As I started the car, strains of Mozart's Requiem Mass flowed from the radio, part of a broadcast honoring the 252nd anniversary of Mozart's birth. As I left the driveway, sounds of the Lacrimosa began to sink in, and soon I was undone. It's a good thing the church is only 8 minutes away and traffic is minimal. (The rest of my family had left earlier.)

I sat, then, in the church parking lot, listening, and allowing the Requiem to take me (if briefly) through the process of mourning. I only regret not tuning in sooner. First was the Lacrimosa, slow, tender, and deeply sad:

Mournful that day
When from the dust shall rise
Guilty man to be judged.
Therefore spare him, O God.
Merciful Jesu,
Lord Grant them rest.

Then the intensity, and peacefulness, of the Domine Jesu (Offertorium): Lord Jesus Christ, King of glory, deliver the souls of all the faithful departed from the pains of hell and from the bottomless pit...

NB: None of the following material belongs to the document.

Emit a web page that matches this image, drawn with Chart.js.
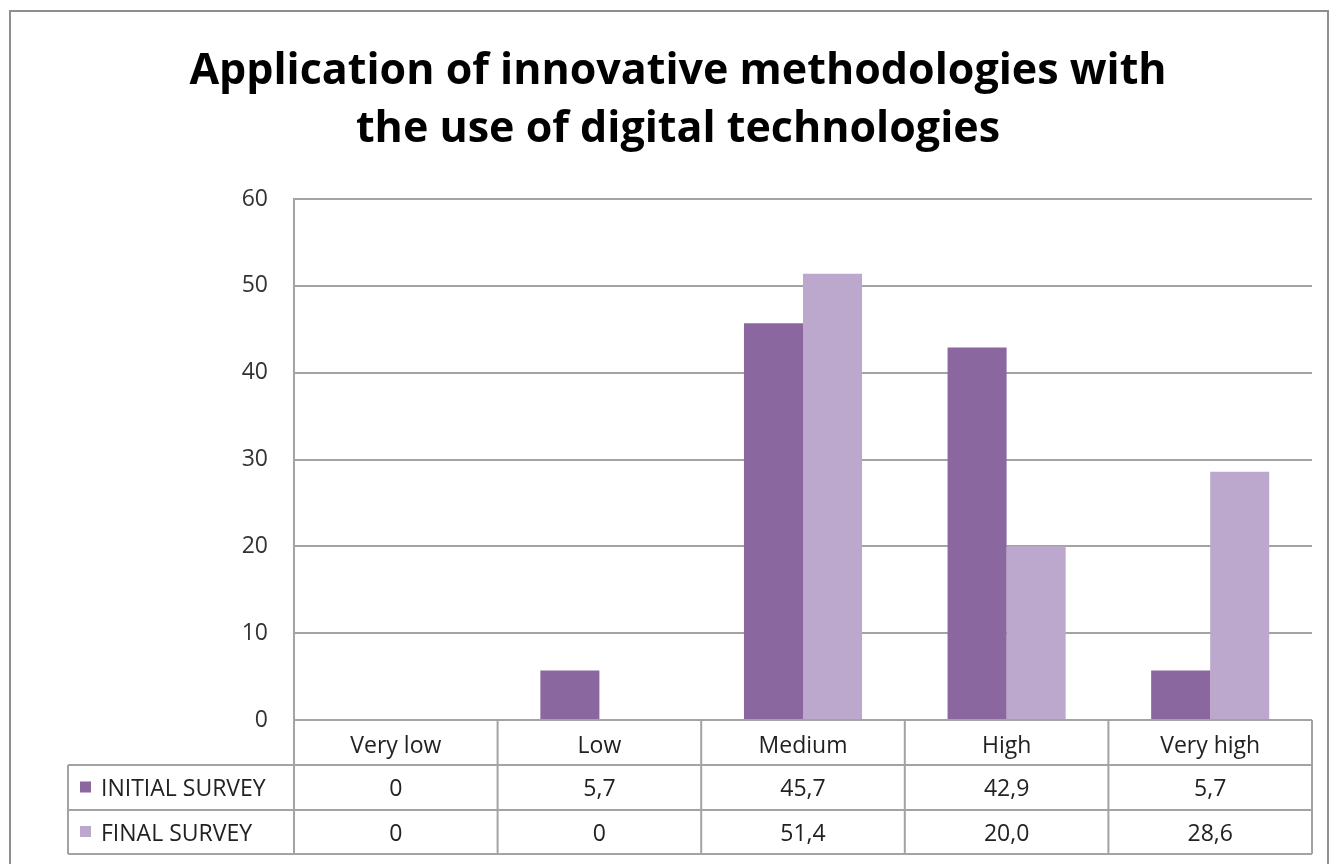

and the Hostias: We offer unto Thee this sacrifice of prayer and praise. Receive it for those souls whom today we commemorate. Allow them, O Lord, to cross from death into the life which once Thou didst promise to Abraham and his seed.

Especially poignant in these sections are the Picardy-third endings, where a minor passage ends (resolves) on a major chord. The music, especially as rendered in the recording I heard, by the Academy of St. Martin-in-the-Fields (linked), is so hauntingly, achingly, richly, spectacularly (keep adding superlatives) beautiful...

Then, the exuberance of the Sanctus and its concluding fugue:
Holy, holy, holy,
Lord God of Sabaoth.
Heaven and earth are full of Thy glory.
Hosanna in the highest.

And the repose of the Benedictus, again ending in a cheerful fugue:
Blessed is He who cometh in the name of the Lord.
Hosanna in the highest.

The mood turns dark and brooding again at the outset of the Agnus Dei, but then shifts to a major tonality and a thoughtful vein, ending with passion:
Lamb of God, who takest away the sins of the world,
grant them rest.

And, finally, the Lux Aeterna (Communio), beginning with shimmering beauty in the soprano solo, followed by the choir's joyful strength:
May eternal light shine on them, O Lord.
with Thy saints for ever, because
Thou art merciful.
Grant the dead eternal rest, O Lord,
and may perpetual light shine on them,
with Thy saints for ever,
because Thou are merciful.

Amen.

You can say what you want about Mozart the man, but his musical genius was fabulously, fantastically inspired.

I also recall my one and only brief visit to Vienna, many years ago. In the short time I had to "sightsee" before playing a concert, I rushed through St. Stephanskirche and the Mozart museum. The last exhibit I saw was pages of manuscript, in Mozart's hand, of the Requiem. (He died while writing it.) Today it is housed in Vienna's Haus der Musik.

Comments

Thanks for the commentary. I've listened to the Requiem Mass many times, but without much understanding of the words.